* [WHAT THE TASK ASKS]
Retype the opening lines of the data exactly, stopping after the line that contains "import pandas as pd". Skip every picture.

* [DATA EXTRACT]
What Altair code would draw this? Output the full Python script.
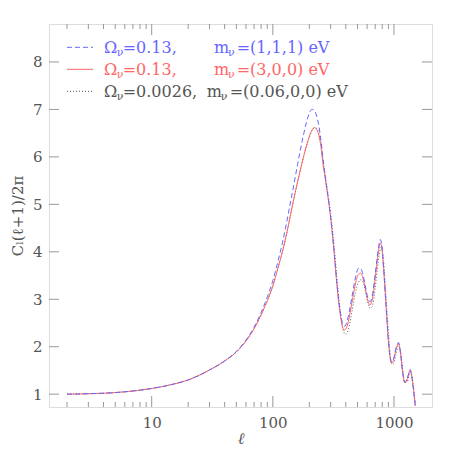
import altair as alt
import pandas as pd

# multipole values
ell = [2, 3, 4, 6, 10, 15, 20, 30, 40, 50, 60, 70, 80, 90, 100, 110, 120, 130, 140, 150,
       160, 170, 180, 190, 200, 210, 220, 230, 240, 250, 260, 270, 280, 290, 300, 320, 340,
       360, 380, 390, 400, 420, 450, 480, 510, 530, 550, 580, 610, 635, 660, 700, 740, 770,
       790, 820, 860, 900, 930, 960, 990, 1040, 1090, 1130, 1180, 1230, 1290, 1360, 1400,
       1450, 1500]

# Omega_nu=0.13, m_nu=(1,1,1) eV  (blue dashed)
cl_111 = [1.00, 1.01, 1.02, 1.05, 1.12, 1.21, 1.30, 1.51, 1.70, 1.90, 2.14, 2.41, 2.72, 3.05,
          3.39, 3.79, 4.19, 4.62, 5.05, 5.45, 5.84, 6.19, 6.49, 6.74, 6.92, 7.00, 6.98, 6.86,
          6.65, 6.33, 5.95, 5.62, 5.32, 5.03, 4.73, 4.03, 3.28, 2.75, 2.46, 2.43, 2.46, 2.64,
          3.05, 3.45, 3.65, 3.65, 3.56, 3.28, 3.02, 2.95, 3.06, 3.53, 4.03, 4.26, 4.17, 3.70,
          2.88, 2.12, 1.78, 1.67, 1.73, 1.97, 2.09, 1.89, 1.46, 1.25, 1.34, 1.52, 1.39, 1.09,
          0.76]

# Omega_nu=0.13, m_nu=(3,0,0) eV  (red solid)
cl_300 = [1.00, 1.01, 1.02, 1.05, 1.12, 1.21, 1.30, 1.51, 1.70, 1.89, 2.12, 2.38, 2.67, 2.97,
          3.28, 3.65, 4.00, 4.38, 4.78, 5.15, 5.47, 5.76, 6.02, 6.24, 6.43, 6.56, 6.62, 6.58,
          6.45, 6.20, 5.83, 5.56, 5.29, 5.02, 4.72, 4.00, 3.22, 2.68, 2.38, 2.35, 2.37, 2.53,
          2.93, 3.32, 3.53, 3.55, 3.48, 3.22, 2.96, 2.88, 2.98, 3.45, 3.95, 4.19, 4.12, 3.65,
          2.85, 2.10, 1.76, 1.65, 1.71, 1.95, 2.07, 1.88, 1.45, 1.24, 1.33, 1.51, 1.38, 1.08,
          0.75]

# Omega_nu=0.0026, m_nu=(0.06,0,0) eV  (black dotted)
cl_006 = [1.00, 1.01, 1.02, 1.05, 1.12, 1.21, 1.30, 1.51, 1.70, 1.89, 2.12, 2.38, 2.67, 2.97,
          3.28, 3.65, 4.00, 4.38, 4.78, 5.15, 5.47, 5.76, 6.02, 6.24, 6.41, 6.55, 6.61, 6.60,
          6.49, 6.27, 5.92, 5.63, 5.36, 5.09, 4.81, 4.14, 3.36, 2.76, 2.36, 2.28, 2.26, 2.36,
          2.74, 3.14, 3.36, 3.41, 3.39, 3.18, 2.92, 2.81, 2.84, 3.24, 3.78, 4.05, 4.10, 3.82,
          3.05, 2.32, 1.85, 1.64, 1.64, 1.85, 2.02, 1.93, 1.52, 1.25, 1.27, 1.47, 1.42, 1.15,
          0.80]

x_major = [10, 100, 1000]
x_minor = [2, 3, 4, 5, 6, 7, 8, 9, 20, 30, 40, 50, 60, 70, 80, 90,
           200, 300, 400, 500, 600, 700, 800, 900]
y_major = [1, 2, 3, 4, 5, 6, 7, 8]

BLUE = "#6666ff"
RED = "#ff6666"
DARK = "#555555"
FRAME = "#999999"
FONT = "DejaVu Serif"
W = H = 383

df = pd.DataFrame({"ell": ell, "c111": cl_111, "c300": cl_300, "c006": cl_006})

xscale = alt.Scale(type="log", domain=[1.42, 2060], nice=False)
yscale = alt.Scale(domain=[0.73, 8.8], nice=False, zero=False)

XAX = alt.Axis(values=x_major, format="d", tickSize=0, domain=False, grid=False,
               labelFont=FONT, labelFontSize=15, labelColor=DARK, labelPadding=8,
               title="ℓ", titleFont=FONT, titleFontSize=16, titleFontStyle="italic",
               titleFontWeight="normal", titleColor=DARK, titlePadding=0)
YAX = alt.Axis(values=y_major, tickSize=0, domain=False, grid=False,
               labelFont=FONT, labelFontSize=15, labelColor=DARK, labelPadding=7,
               title="Cₗ(ℓ+1)/2π", titleFont=FONT, titleFontSize=15,
               titleFontWeight="normal", titleColor=DARK, titlePadding=7)


def curve(field, color, dash):
    kw = dict(color=color, strokeWidth=1, clip=True, interpolate="monotone")
    if dash:
        kw["strokeDash"] = dash
    return alt.Chart(df).mark_line(**kw).encode(
        x=alt.X("ell:Q", scale=xscale, axis=XAX),
        y=alt.Y(field + ":Q", scale=yscale, axis=YAX),
    )


def xticks(vals, length):
    d = pd.DataFrame({"v": vals})
    bot = alt.Chart(d).mark_rule(color=FRAME, strokeWidth=1).encode(
        x=alt.X("v:Q", scale=xscale, axis=XAX), y=alt.value(H), y2=alt.value(H - length))
    top = alt.Chart(d).mark_rule(color=FRAME, strokeWidth=1).encode(
        x=alt.X("v:Q", scale=xscale, axis=XAX), y=alt.value(0), y2=alt.value(length))
    return [bot, top]


def yticks(vals, length):
    d = pd.DataFrame({"v": vals})
    left = alt.Chart(d).mark_rule(color=FRAME, strokeWidth=1).encode(
        y=alt.Y("v:Q", scale=yscale, axis=YAX), x=alt.value(0), x2=alt.value(length))
    right = alt.Chart(d).mark_rule(color=FRAME, strokeWidth=1).encode(
        y=alt.Y("v:Q", scale=yscale, axis=YAX), x=alt.value(W - length), x2=alt.value(W))
    return [left, right]


one = alt.Data(values=[{}])


def txt(x, y, s, color, size=16):
    return alt.Chart(one).mark_text(align="left", baseline="alphabetic", font=FONT,
                                    fontSize=size, color=color).encode(
        x=alt.value(x), y=alt.value(y), text=alt.value(s))


def seg(y, color, dash):
    kw = dict(color=color, strokeWidth=1)
    if dash:
        kw["strokeDash"] = dash
    return alt.Chart(one).mark_rule(**kw).encode(
        x=alt.value(18), x2=alt.value(44), y=alt.value(y))


legend = []
rows = [
    (29.3, BLUE, [5, 3], "=0.13,", 165, 187.7, "=(1,1,1) eV"),
    (51.3, RED, None, "=0.13,", 165, 187.7, "=(3,0,0) eV"),
    (73.3, DARK, [1, 2], "=0.0026,", 157.7, 180.7, "=(0.06,0,0) eV"),
]
for base_y, col, dash, om, mx, eqx, mtxt in rows:
    legend.append(seg(base_y - 6, col, dash))
    legend.append(txt(55, base_y, "Ω", col))
    legend.append(txt(67.7, base_y + 3, "ν", col, 11))
    legend.append(txt(73.7, base_y, om, col))
    legend.append(txt(mx, base_y, "m", col))
    legend.append(txt(mx + 14, base_y + 3, "ν", col, 11))
    legend.append(txt(eqx, base_y, mtxt, col))

layers = (
    xticks(x_major, 11) + xticks(x_minor, 5) + yticks(y_major, 10)
    + [curve("c006", DARK, [1, 2]), curve("c300", RED, None), curve("c111", BLUE, [5, 3])]
    + legend
)

chart = alt.layer(*layers).properties(
    width=W, height=H,
    autosize=alt.AutoSizeParams(type="none"),
    padding={"left": 41, "top": 16, "right": 10, "bottom": 42},
).configure_view(stroke=FRAME, strokeWidth=1).configure(background="white")

chart.save("out.html", embed_options={"renderer": "svg", "actions": False})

* [SOLUTION]
What Altair code would draw this? Output the full Python script.
import altair as alt
import pandas as pd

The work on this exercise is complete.